-- Start --

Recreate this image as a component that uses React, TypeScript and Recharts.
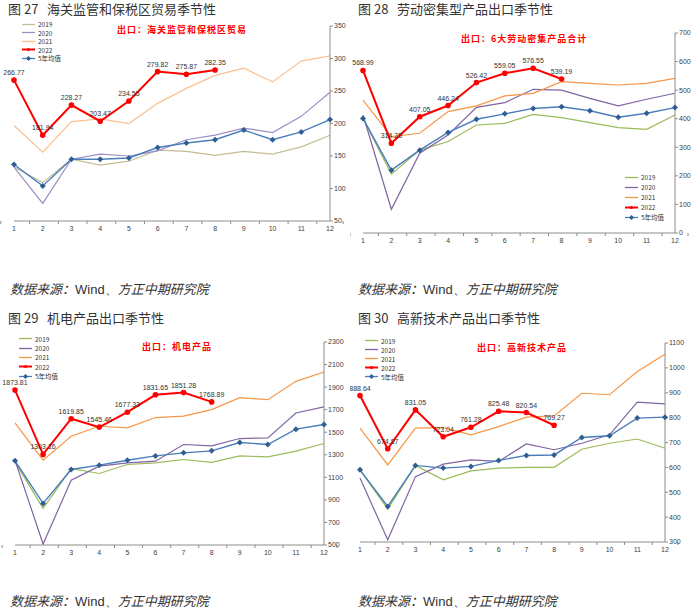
import React from 'react';
import { LineChart, Line, XAxis, YAxis, LabelList } from 'recharts';

const months = ['1', '2', '3', '4', '5', '6', '7', '8', '9', '10', '11', '12'];
const seriesNames = ['2019', '2020', '2021', '2022', '5年均值'];

// 图27 海关监管和保税区贸易
const customs2019 = [133, 109, 145, 136, 142, 159, 157, 151, 157, 153, 164, 182];
const customs2020 = [133, 77, 145, 153, 150, 158, 175, 182, 193, 186, 211, 248];
const customs2021 = [197, 156, 203, 207, 200, 231, 254, 274, 285, 264, 296, 304];
const customs2022 = [266.77, 181.94, 228.27, 203.47, 234.55, 279.82, 275.87, 282.35];
const customsAvg = [137, 104, 145, 145, 147, 163, 170, 175, 190, 175, 187, 206];
const customsTicks = [50, 100, 150, 200, 250, 300, 350];

// 图28 劳动密集型产品
const labor2019 = [401, 206, 290, 320, 378, 384, 415, 404, 386, 369, 363, 413];
const labor2020 = [413, 83, 279, 343, 440, 456, 503, 500, 471, 445, 468, 489];
const labor2021 = [465, 337, 349, 425, 445, 480, 489, 530, 524, 518, 524, 541];
const labor2022 = [568.99, 314.25, 407.05, 446.24, 526.42, 559.05, 576.55, 539.19];
const laborAvg = [401, 220, 290, 352, 398, 417, 436, 442, 428, 405, 419, 439];
const laborTicks = [0, 100, 200, 300, 400, 500, 600, 700];

// 图29 机电产品
const mech2019 = [1237, 825, 1178, 1134, 1214, 1228, 1258, 1232, 1290, 1281, 1332, 1400];
const mech2020 = [1252, 509, 1075, 1199, 1228, 1243, 1391, 1379, 1444, 1450, 1671, 1724];
const mech2021 = [1582, 1252, 1465, 1553, 1538, 1630, 1642, 1701, 1807, 1789, 1951, 2034];
const mech2022 = [1873.81, 1303.16, 1619.85, 1545.46, 1677.33, 1831.65, 1851.28, 1768.89];
const mechAvg = [1246, 869, 1170, 1208, 1252, 1290, 1317, 1335, 1409, 1391, 1527, 1568];
const mechTicks = [500, 700, 900, 1100, 1300, 1500, 1700, 1900, 2100, 2300];

// 图30 高新技术产品
const tech2019 = [590, 432, 608, 550, 586, 597, 600, 600, 673, 697, 714, 677];
const tech2020 = [557, 309, 563, 613, 630, 624, 694, 671, 697, 731, 862, 855];
const tech2021 = [758, 610, 758, 760, 731, 764, 802, 807, 898, 892, 985, 1055];
const tech2022 = [888.64, 674.87, 831.05, 723.04, 761.28, 825.48, 820.54, 769.27];
const techAvg = [590, 443, 608, 597, 604, 628, 648, 650, 720, 727, 798, 802];
const techTicks = [300, 400, 500, 600, 700, 800, 900, 1000, 1100];

const buildRows = (a: number[], b: number[], c: number[], d: number[], avg: number[]) =>
    months.map((m, i) => ({
        month: m,
        y2019: a[i],
        y2020: b[i],
        y2021: c[i],
        y2022: d[i] ?? null,
        avg: avg[i],
    }));

const COLORS_27 = ['#c4bd97', '#9d8fc6', '#fac090', '#ff0000', '#4a7ebb'];
const COLORS = ['#9bbb59', '#8064a2', '#f79646', '#ff0000', '#4a7ebb'];

const LATIN = '"Liberation Sans", Arial, sans-serif';
const TICK_STYLE = { fontSize: 7, fill: '#404040', fontFamily: LATIN };
const CJK = '"Noto Sans CJK SC", sans-serif';
const AXIS_COLOR = '#8c8c8c';

// 5年均值 的菱形标记
const Diamond = (props: any) => {
    const { cx, cy, index } = props;
    if (cx == null || cy == null) return <g key={`d-${index}`} />;
    const s = 3;
    return (
        <path
            key={`d-${index}`}
            d={`M${cx},${cy - s}L${cx + s},${cy}L${cx},${cy + s}L${cx - s},${cy}Z`}
            fill="#2f5f92"
        />
    );
};

// 类目轴：刻度线画在类目之间（同 Excel）
const makeMonthTick = (band: number) => (props: any) => {
    const { x, y, payload, index } = props;
    const axisY = y - 5;
    return (
        <g>
            <line x1={x - band / 2} y1={axisY} x2={x - band / 2} y2={axisY + 3} stroke={AXIS_COLOR} />
            {index === months.length - 1 && (
                <line x1={x + band / 2} y1={axisY} x2={x + band / 2} y2={axisY + 3} stroke={AXIS_COLOR} />
            )}
            <text x={x} y={y} dy="0.71em" textAnchor="middle" {...TICK_STYLE}>
                {payload.value}
            </text>
        </g>
    );
};

interface PanelProps {
    left: number;
    top: number;
    width: number;
    height: number;
    marginTop: number;
    marginLeft: number;
    yWidth: number;
    xHeight: number;
    domain: [number, number];
    ticks: number[];
    rows: any[];
    colors: string[];
    title: string;
    titleTop: number;
    subtitle: string;
    subtitleLeft: number;
    subtitleTop: number;
    legendLeft: number;
    legendTop: number;
    legendGap: number;
}

const Panel: React.FC<PanelProps> = (p) => {
    const band = (p.width - p.marginLeft - p.yWidth) / months.length;
    return (
        <div style={{ position: 'absolute', left: p.left, top: p.top, width: p.width, height: p.height }}>
            <div
                style={{
                    position: 'absolute',
                    left: 8,
                    top: p.titleTop,
                    fontFamily: CJK,
                    fontSize: 13,
                    color: '#333',
                    whiteSpace: 'pre',
                    lineHeight: '16px',
                }}
            >
                {p.title}
            </div>
            <div style={{ position: 'absolute', left: 0, top: 0 }}>
                <LineChart
                    width={p.width}
                    height={p.height}
                    data={p.rows}
                    margin={{ top: p.marginTop, right: 0, left: p.marginLeft, bottom: 0 }}
                >
                    <XAxis
                        dataKey="month"
                        height={p.xHeight}
                        interval={0}
                        tickLine={false}
                        tickSize={3}
                        tickMargin={2}
                        axisLine={{ stroke: AXIS_COLOR }}
                        tick={makeMonthTick(band)}
                    />
                    <YAxis
                        orientation="right"
                        width={p.yWidth}
                        domain={p.domain}
                        ticks={p.ticks}
                        interval={0}
                        tickSize={3}
                        tickMargin={1}
                        axisLine={{ stroke: AXIS_COLOR }}
                        tickLine={{ stroke: AXIS_COLOR }}
                        tick={{ ...TICK_STYLE, textAnchor: 'start' }}
                    />
                    <Line dataKey="y2019" stroke={p.colors[0]} strokeWidth={1.2} dot={false} isAnimationActive={false} />
                    <Line dataKey="y2020" stroke={p.colors[1]} strokeWidth={1.2} dot={false} isAnimationActive={false} />
                    <Line dataKey="y2021" stroke={p.colors[2]} strokeWidth={1.2} dot={false} isAnimationActive={false} />
                    <Line
                        dataKey="avg"
                        stroke={p.colors[4]}
                        strokeWidth={1.4}
                        dot={Diamond}
                        isAnimationActive={false}
                    />
                    <Line
                        dataKey="y2022"
                        stroke={p.colors[3]}
                        strokeWidth={2}
                        dot={{ r: 1.8, fill: '#ff0000', stroke: '#ff0000' }}
                        isAnimationActive={false}
                    >
                        <LabelList
                            dataKey="y2022"
                            position="top"
                            offset={5}
                            style={{ fontSize: 7, fill: '#333', fontFamily: LATIN }}
                            formatter={(v: any) => (v == null ? '' : Number(v).toFixed(2))}
                        />
                    </Line>
                </LineChart>
            </div>
            <div
                style={{
                    position: 'absolute',
                    left: p.subtitleLeft,
                    top: p.subtitleTop,
                    fontFamily: CJK,
                    fontWeight: 700,
                    fontSize: 9,
                    letterSpacing: 1,
                    color: '#ff0000',
                    whiteSpace: 'nowrap',
                    lineHeight: '12px',
                }}
            >
                {p.subtitle}
            </div>
            {/* 图例 */}
            <div style={{ position: 'absolute', left: p.legendLeft, top: p.legendTop }}>
                {seriesNames.map((name, i) => (
                    <div key={name} style={{ display: 'flex', alignItems: 'center', height: p.legendGap }}>
                        <svg width={13} height={7}>
                            <line
                                x1={0}
                                y1={3.5}
                                x2={13}
                                y2={3.5}
                                stroke={p.colors[i]}
                                strokeWidth={i === 3 ? 2 : 1.3}
                            />
                            {i === 3 && <circle cx={6.5} cy={3.5} r={1.6} fill="#ff0000" />}
                            {i === 4 && <path d="M6.5,1L9,3.5L6.5,6L4,3.5Z" fill="#2f5f92" />}
                        </svg>
                        <span
                            style={{
                                marginLeft: 3,
                                fontSize: 6.5,
                                color: '#333',
                                fontFamily: CJK,
                                lineHeight: '8px',
                                whiteSpace: 'nowrap',
                            }}
                        >
                            {name}
                        </span>
                    </div>
                ))}
            </div>
        </div>
    );
};

const Source: React.FC<{ left: number; top: number }> = ({ left, top }) => (
    <div
        style={{
            position: 'absolute',
            left,
            top,
            fontSize: 13,
            color: '#333',
            fontFamily: CJK,
            whiteSpace: 'nowrap',
            lineHeight: '16px',
        }}
    >
        <span style={{ fontStyle: 'italic' }}>数据来源：</span>
        <span style={{ fontFamily: LATIN }}>Wind、</span>
        <span style={{ fontStyle: 'italic' }}>方正中期研究院</span>
    </div>
);

export default function App() {
    return (
        <div
            style={{
                position: 'absolute',
                left: 0,
                top: 0,
                width: 700,
                height: 609,
                background: '#fff',
                overflow: 'hidden',
            }}
        >
            <Panel
                left={0}
                top={0}
                width={350}
                height={240}
                marginTop={26}
                marginLeft={14}
                yWidth={20}
                xHeight={19}
                domain={[50, 350]}
                ticks={customsTicks}
                rows={buildRows(customs2019, customs2020, customs2021, customs2022, customsAvg)}
                colors={COLORS_27}
                title="图 27   海关监管和保税区贸易季节性"
                titleTop={1}
                subtitle="出口：海关监管和保税区贸易"
                subtitleLeft={117}
                subtitleTop={24}
                legendLeft={22}
                legendTop={20}
                legendGap={8.5}
            />
            <Panel
                left={350}
                top={0}
                width={350}
                height={250}
                marginTop={33}
                marginLeft={13}
                yWidth={25}
                xHeight={17}
                domain={[0, 700]}
                ticks={laborTicks}
                rows={buildRows(labor2019, labor2020, labor2021, labor2022, laborAvg)}
                colors={COLORS}
                title="图 28   劳动密集型产品出口季节性"
                titleTop={1}
                subtitle="出口：6大劳动密集产品合计"
                subtitleLeft={111}
                subtitleTop={33}
                legendLeft={275}
                legendTop={172}
                legendGap={10}
            />
            <Panel
                left={0}
                top={300}
                width={350}
                height={265}
                marginTop={42}
                marginLeft={15}
                yWidth={26}
                xHeight={20}
                domain={[500, 2300]}
                ticks={mechTicks}
                rows={buildRows(mech2019, mech2020, mech2021, mech2022, mechAvg)}
                colors={COLORS}
                title="图 29   机电产品出口季节性"
                titleTop={10}
                subtitle="出口：机电产品"
                subtitleLeft={142}
                subtitleTop={41}
                legendLeft={19}
                legendTop={34}
                legendGap={9.4}
            />
            <Panel
                left={350}
                top={300}
                width={350}
                height={262}
                marginTop={43}
                marginLeft={10}
                yWidth={35}
                xHeight={20}
                domain={[300, 1100]}
                ticks={techTicks}
                rows={buildRows(tech2019, tech2020, tech2021, tech2022, techAvg)}
                colors={COLORS}
                title="图 30   高新技术产品出口季节性"
                titleTop={10}
                subtitle="出口：高新技术产品"
                subtitleLeft={127}
                subtitleTop={42}
                legendLeft={15}
                legendTop={36}
                legendGap={9}
            />
            <Source left={10} top={281} />
            <Source left={358} top={281} />
            <Source left={10} top={593} />
            <Source left={358} top={593} />
        </div>
    );
}
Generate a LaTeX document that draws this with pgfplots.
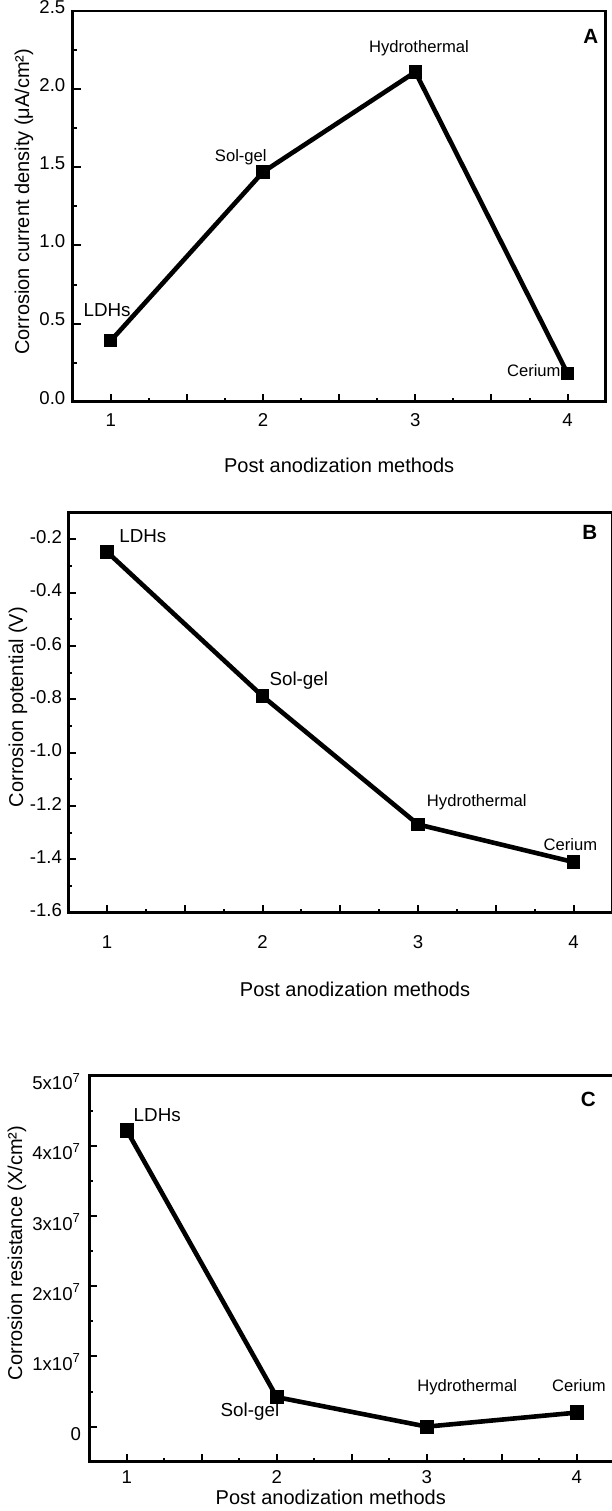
\documentclass[border=0pt]{standalone}
\usepackage{pgfplots}
\pgfplotsset{compat=1.18}
\usepackage{fontspec}
\setmainfont{Liberation Sans}
\newcommand{\lbig}{\fontsize{9.4}{11}\selectfont}
\newcommand{\lsml}{\fontsize{8.3}{10}\selectfont}
\begin{document}
\begin{tikzpicture}
\useasboundingbox (0,0) rectangle (305.5pt,-755.5pt);
\pgfplotsset{
  common/.style={
    scale only axis, clip=false,
    xmin=0.75, xmax=4.25,
    xtick={1,1.5,2,2.5,3,3.5,4}, xticklabels={1,,2,,3,,4},
    minor x tick num=1, minor y tick num=1,
    tick align=inside, xtick pos=left, ytick pos=left,
    major tick length=4pt, minor tick length=2pt,
    every tick/.style={black, line width=1pt},
    axis line style={line width=1.3pt},
    tick label style={font=\fontsize{9.3}{11}\selectfont, inner sep=0pt},
    label style={font=\fontsize{9.4}{11}\selectfont, inner sep=0pt},
    xticklabel style={anchor=base},
    yticklabel style={anchor=base east},
    scaled y ticks=false,
    /pgf/number format/assume math mode=true,
  },
  ser/.style={black, line width=2.3pt, mark=square*, mark size=3.1pt, mark options={line width=0pt}},
}
% ---------------- A ----------------
\begin{axis}[common,
  at={(36.35pt,-200.85pt)}, anchor=south west,
  width=266.5pt, height=195.35pt,
  ymin=0, ymax=2.5,
  ytick={0,0.5,1,1.5,2,2.5}, yticklabels={0.0,0.5,1.0,1.5,2.0,2.5},
  xticklabel style={yshift=-12.5pt},
  yticklabel style={xshift=-3.5pt, yshift=-1.2pt},
  every axis x label/.style={at={(axis description cs:0.5,-0.181)}, anchor=base},
  every axis y label/.style={at={(axis description cs:-0.0916,0.512)}, rotate=90, anchor=center},
  xlabel={Post anodization methods},
  ylabel={Corrosion current density (μA/cm²)},
]
\addplot[ser] coordinates {(1,0.39) (2,1.47) (3,2.11) (4,0.18)};
\node[font=\lbig] at (axis cs:0.976,0.587) {LDHs};
\node[font=\lsml] at (axis cs:1.854,1.567) {Sol-gel};
\node[font=\lsml] at (axis cs:3.024,2.265) {Hydrothermal};
\node[font=\lsml] at (axis cs:3.778,0.198) {Cerium};
\node[font=\fontsize{10.3}{12}\selectfont\bfseries] at (axis cs:4.152,2.335) {A};
\end{axis}
% ---------------- B ----------------
\begin{axis}[common,
  at={(34.1pt,-456.35pt)}, anchor=south west,
  width=272.1pt, height=200pt,
  ymin=-1.6, ymax=-0.1,
  ytick={-1.6,-1.4,-1.2,-1.0,-0.8,-0.6,-0.4,-0.2},
  yticklabels={-1.6,-1.4,-1.2,-1.0,-0.8,-0.6,-0.4,-0.2},
  xticklabel style={yshift=-17.8pt},
  yticklabel style={xshift=-2.9pt, yshift=-2pt},
  every axis x label/.style={at={(axis description cs:0.527,-0.21)}, anchor=base},
  every axis y label/.style={at={(axis description cs:-0.0922,0.514)}, rotate=90, anchor=center},
  xlabel={Post anodization methods},
  ylabel={Corrosion potential (V)},
]
\addplot[ser] coordinates {(1,-0.247) (2,-0.788) (3,-1.269) (4,-1.41)};
\node[font=\lbig] at (axis cs:1.23,-0.188) {LDHs};
\node[font=\lbig] at (axis cs:2.233,-0.731) {Sol-gel};
\node[font=\lsml] at (axis cs:3.378,-1.187) {Hydrothermal};
\node[font=\lsml] at (axis cs:3.98,-1.346) {Cerium};
\node[font=\fontsize{10.3}{12}\selectfont\bfseries] at (axis cs:4.105,-0.175) {B};
\end{axis}
% ---------------- C ----------------
\begin{axis}[common,
  at={(44.65pt,-730.85pt)}, anchor=south west,
  width=262.5pt, height=193pt,
  ymin=-0.5e7, ymax=5e7,
  ytick={0,1e7,2e7,3e7,4e7,5e7},
  yticklabels={0,1x10\textsuperscript{7},2x10\textsuperscript{7},3x10\textsuperscript{7},4x10\textsuperscript{7},5x10\textsuperscript{7}},
  xticklabel style={yshift=-11pt},
  yticklabel style={xshift=-4pt, yshift=-7pt},
  every axis x label/.style={at={(axis description cs:0.46,-0.112)}, anchor=base},
  every axis y label/.style={at={(axis description cs:-0.1377,0.541)}, rotate=90, anchor=center},
  xlabel={Post anodization methods},
  ylabel={Corrosion resistance (X/cm²)},
]
\addplot[ser, mark size=3.3pt] coordinates {(1,4.22e7) (2,0.42e7) (3,0.0) (4,0.2e7)};
\node[font=\lbig] at (axis cs:1.203,4.44e7) {LDHs};
\node[font=\lbig] at (axis cs:1.821,0.22e7) {Sol-gel};
\node[font=\lsml] at (axis cs:3.269,0.556e7) {Hydrothermal};
\node[font=\lsml] at (axis cs:4.014,0.584e7) {Cerium};
\node[font=\fontsize{10.3}{12}\selectfont\bfseries] at (axis cs:4.077,4.664e7) {C};
\end{axis}
\end{tikzpicture}
\end{document}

-- End --

▶ [Objective] Lines holding the word "this" should be counted across the entries; state only how many there are.

▶ [Result of the exercise] 2